Mysuru: Every time one goes to a restaurant now-a-days, the eyes naturally scans the bill and is shocked to find the CGST and SGST taxes, which was not there earlier. The extra money that one pays burns a hole in the pocket. Added to this are a few more commodities, where the prices are skyrocketing and it is now the turn of the tomato that will make your pocket lighter. The rates of tomato have been steadily going up and the fine quality one in the market costs anywhere between Rs. 50 to Rs. 70 a kg. The smaller varieties cost between Rs. 45 to Rs. 50 and the medium sized tomatoes called the jam tomato in local parlance costs between Rs. 30 to Rs. 40 and the bigger sizes in the same variety between Rs. 40 to Rs. 50.
The pushcart sellers sells it at Rs. 60 to Rs. 70 a kg. In the wholesale market, a crate of tomato weighing between 20 kgs to 24 kgs costs Rs. 800 and in the retail it is sold at Rs. 1,200 a crate.

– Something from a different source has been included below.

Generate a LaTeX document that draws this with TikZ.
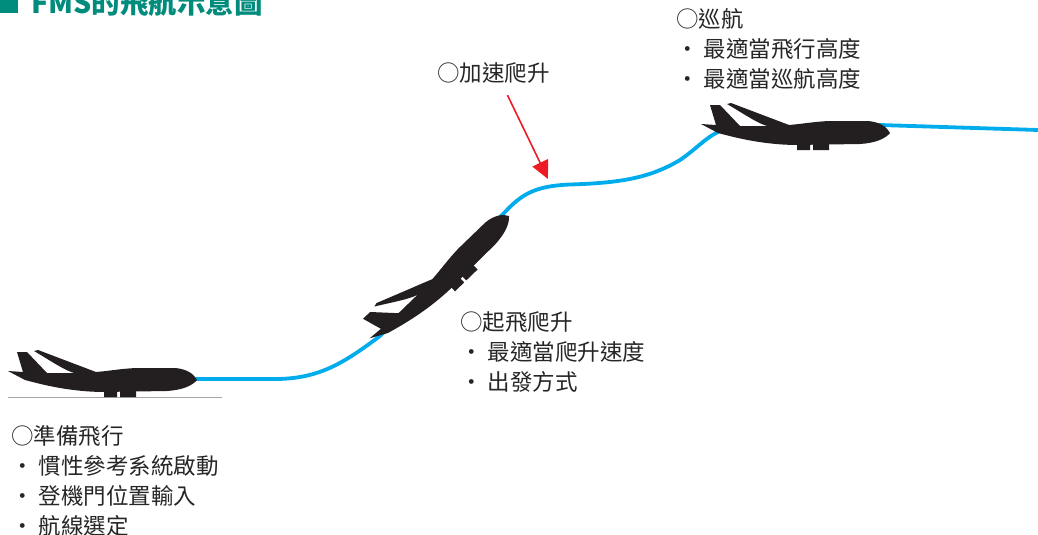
\documentclass[tikz,border=0pt]{standalone}
\usepackage{fontspec}
\setmainfont{Noto Sans CJK TC}
\usetikzlibrary{arrows.meta}
\definecolor{fmsteal}{RGB}{0,140,125}
\definecolor{flightblue}{RGB}{0,172,236}
\definecolor{arrowred}{RGB}{237,28,36}
\definecolor{planeblack}{RGB}{35,31,32}
\tikzset{
  plane/.pic={ % bóng máy bay, mũi ở (0,0)
    \fill[planeblack] (0,0) .. controls (-3,-6) and (-10,-11) .. (-22,-12)
      -- (-60,-12) .. controls (-75,-11.5) and (-88,-9) .. (-101,-8)
      -- (-159,-30) -- (-163,-29)
      .. controls (-146,-19) and (-133,-10) .. (-123,-7)
      -- (-150,-7) -- (-170,-28) -- (-180,-28) -- (-174,-8)
      -- (-189,-9) -- (-172,0)
      .. controls (-150,6) and (-125,11.5) .. (-95,12)
      -- (-30,11) .. controls (-15,10) and (-5,6) .. (0,0) -- cycle;
    \fill[planeblack] (-93,10) rectangle (-80,17) (-77,10) rectangle (-61,17);
  },
  info/.style={anchor=north west, align=left, inner sep=0pt, text=black!85,
    font=\fontsize{22.5}{30}\selectfont},
}

\begin{document}
\begin{tikzpicture}[x=1pt,y=-1pt]
  \useasboundingbox (0,0) rectangle (1038,535);
  % tiêu đề
  \node[fill=fmsteal, minimum size=18pt, inner sep=0pt, anchor=south west] (mark) at (0,13) {};
  \node[anchor=base west, inner sep=0pt, text=fmsteal, font=\bfseries\fontsize{28.5}{28.5}\selectfont] (title) at (31,14) {FMS的飛航示意圖};
  % mặt đất
  \draw[gray!70, line width=1pt] (8,397) -- (222,397);
  % đường bay
  \draw[flightblue, line width=3.8pt] (190,379) -- (275,379)
    .. controls (320,379) and (345,362) .. (380,336) -- (505,212)
    .. controls (522,194) and (535,186) .. (570,184.5)
    .. controls (620,183) and (650,178) .. (680,160)
    .. controls (695,150) and (705,138) .. (720,131) -- (880,125) -- (1038,130);
  % máy bay
  \pic at (197,380) {plane};
  \pic[rotate=44, scale=0.98] at (509,216) {plane};
  \pic at (890,133) {plane};
  % chú thích
  \node[info] (prep) at (11,425) {○準備飛行\\・ 慣性參考系統啟動\\・ 登機門位置輸入\\・ 航線選定};
  \node[info] (takeoff) at (460,311) {○起飛爬升\\・ 最適當爬升速度\\・ 出發方式};
  \node[info] (accel) at (437,62) {○加速爬升};
  \node[info] (cruise) at (676,8) {○巡航\\・ 最適當飛行高度\\・ 最適當巡航高度};
  \coordinate (climbpt) at (548,179);
  \draw[arrowred, line width=1.6pt, -{Triangle[length=18pt,width=17pt]}]
    ([xshift=14pt,yshift=-12pt]accel.south) -- (climbpt);
\end{tikzpicture}
\end{document}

The Hopcoms, a Government outlet buys the tomatoes at Rs. 49.50 a kg and sells it at Rs. 62 a kg. Asked why they sell it at a higher than market price, the official told Star of Mysore that as it picks up only good quality tomatoes, the prices are higher.
The reason for the tomato prices to go up is due to lack of sufficient rain. Moreover, this crop depends on water, a lot and a few grow it with borewell water, said a trader L.L.B. Ahmad Jaan and added that another reason for the hike is that most of it is exported to Tamil Nadu and Kerala. This results in shortage, which in turn leads to prices going northwards. Savitha, a housewife and a resident of Agrahara, was very stoic when she said that it is inevitable that the prices of vegetable and other commodities at times go up. “However, since the price of tomato has gone up, instead of buying a kg, I buy half a kg,” she said.
Meanwhile, there is good news for beans eaters as prices have crashed from Rs. 80 a kg to Rs. 20 to Rs. 30 a kg. It is being sold at Hopcoms at Rs. 32 a kg.